Nine active tipping points:

Arctic sea ice
Greenland ice sheet
Boreal forests
Permafrost
Atlantic Meridional Overturning Circulation
Amazon rainforest
Warm-water corals
West Antarctic Ice Sheet
Parts of East Antarctica
The collapse of major ice sheets on Greenland, West Antarctica and part of East Antarctica would commit the world to around 10 meters of irreversible sea-level rise.

Reducing emissions could slow this process, allowing more time for low-lying populations to move.

The rainforests, permafrost, and boreal forests are examples of biosphere tipping points that if crossed result in the release of additional greenhouse gases amplifying warming.

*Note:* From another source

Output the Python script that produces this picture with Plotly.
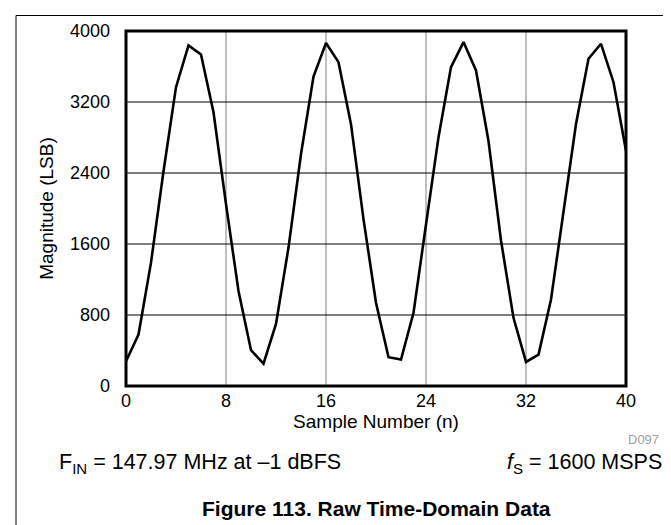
import plotly.graph_objects as go

sample_n = list(range(41))
magnitude = [279, 580, 1390, 2420, 3367, 3838, 3736, 3084, 2050, 1070,
             403, 252, 700, 1560, 2614, 3487, 3864, 3649, 2950, 1880,
             938, 324, 298, 825, 1820, 2802, 3593, 3875, 3555, 2760,
             1640, 768, 271, 354, 975, 1950, 2952, 3687, 3856, 3423, 2651]

x_ticks = [0, 8, 16, 24, 32, 40]
y_ticks = [0, 800, 1600, 2400, 3200, 4000]

FONT = "Arial, Liberation Sans, sans-serif"
L, R, T, B = 118, 53, 23, 147
W, H = 671, 525
PW, PH = W - L - R, H - T - B

def px(x):
    return (x - L) / PW

def py(y):
    return (H - B - y) / PH

fig = go.Figure()
fig.add_trace(go.Scatter(x=sample_n, y=magnitude, mode="lines",
                         line=dict(color="black", width=2.6), showlegend=False,
                         hoverinfo="skip"))

for xv in x_ticks[1:-1]:
    fig.add_shape(type="line", xref="x", yref="paper", x0=xv, x1=xv, y0=0, y1=1,
                  line=dict(color="#808080", width=1), layer="below")
for yv in y_ticks[1:-1]:
    fig.add_shape(type="line", xref="paper", yref="y", x0=0, x1=1, y0=yv, y1=yv,
                  line=dict(color="black", width=1), layer="below")

fig.add_shape(type="rect", xref="paper", yref="paper", x0=0, x1=1, y0=0, y1=1,
              line=dict(color="black", width=3))

fig.add_shape(type="line", xref="paper", yref="paper", x0=px(8), x1=px(W + 5),
              y0=py(7.5), y1=py(7.5), line=dict(color="black", width=1))
fig.add_shape(type="line", xref="paper", yref="paper", x0=px(8), x1=px(8),
              y0=py(7.5), y1=py(H + 5), line=dict(color="black", width=1))

TICKF = dict(family=FONT, size=18, color="black")
TITLEF = dict(family=FONT, size=19, color="black")

fig.update_xaxes(range=[0, 40], tickvals=x_ticks, ticktext=[str(v) for v in x_ticks],
                 showgrid=False, zeroline=False, showline=False, ticks="",
                 tickfont=TICKF, ticklabelstandoff=2,
                 title=dict(text="Sample Number (n)", font=TITLEF, standoff=0))
fig.update_yaxes(range=[0, 4000], tickvals=y_ticks, ticktext=[str(v) for v in y_ticks],
                 showgrid=False, zeroline=False, showline=False, ticks="",
                 tickfont=TICKF, ticklabelstandoff=15,
                 title=dict(text="Magnitude (LSB)", font=TITLEF, standoff=11))

annots = [
    dict(text="D097", x=px(653), y=py(431), font=dict(family=FONT, size=13, color="#a0a0a0"),
         xanchor="right", yanchor="middle"),
    dict(text="F<sub>IN</sub> = 147.97 MHz at \u20131 dBFS", x=px(49), y=py(455),
         font=dict(family=FONT, size=21.5, color="black"), xanchor="left", yanchor="middle"),
    dict(text="<i>f</i><sub>S</sub> = 1600 MSPS", x=px(656), y=py(455),
         font=dict(family=FONT, size=21.5, color="black"), xanchor="right", yanchor="middle"),
    dict(text="<b>Figure 113. Raw Time-Domain Data</b>", x=px(192), y=py(500),
         font=dict(family=FONT, size=21, color="black"), xanchor="left", yanchor="middle"),
]
for a in annots:
    fig.add_annotation(xref="paper", yref="paper", showarrow=False, **a)

fig.update_layout(width=W, height=H, margin=dict(l=L, r=R, t=T, b=B),
                  plot_bgcolor="white", paper_bgcolor="white",
                  font=dict(family=FONT, color="black"))

fig.write_html("out.html")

Despite most countries having signed the Paris Agreement, pledging to keep global warming well below 2°C, current national emissions pledges — even if they are met — would lead to 3°C of warming.

Although future tipping points and the interplay between them is difficult to predict, the scientists argue: “If damaging tipping cascades can occur and a global tipping cannot be ruled out, then this is an existential threat to civilization.

“Scientifically, this provides strong evidence for declaring a state of planetary emergency.” — Johan Rockström

“No amount of economic cost-benefit analysis is going to help us. We need to change our approach to the climate problem.”

Professor Lenton added: “We might already have crossed the threshold for a cascade of inter-related tipping points.

“However, the rate at which they progress, and therefore the risk they pose, can be reduced by cutting our emissions.”

Though global temperatures have fluctuated over millions of years, the authors say humans are now “forcing the system,” with atmospheric carbon dioxide concentration and global temperature increasing at rates that are an order of magnitude higher than at the end of the last ice age.

###

Reference: “Climate tipping points — too risky to bet against: The growing threat of abrupt and irreversible climate changes must compel political and economic action on emissions.” by Timothy M. Lenton, Johan Rockström, Owen Gaffney, Stefan Rahmstorf, Katherine Richardson, Will Steffen and Hans Joachim Schellnhuber, 27 November 2019, Nature.
DOI: 10.1038/d41586-019-03595-0

The latest UN Climate Change Conference will take place in Madrid from December 2-13.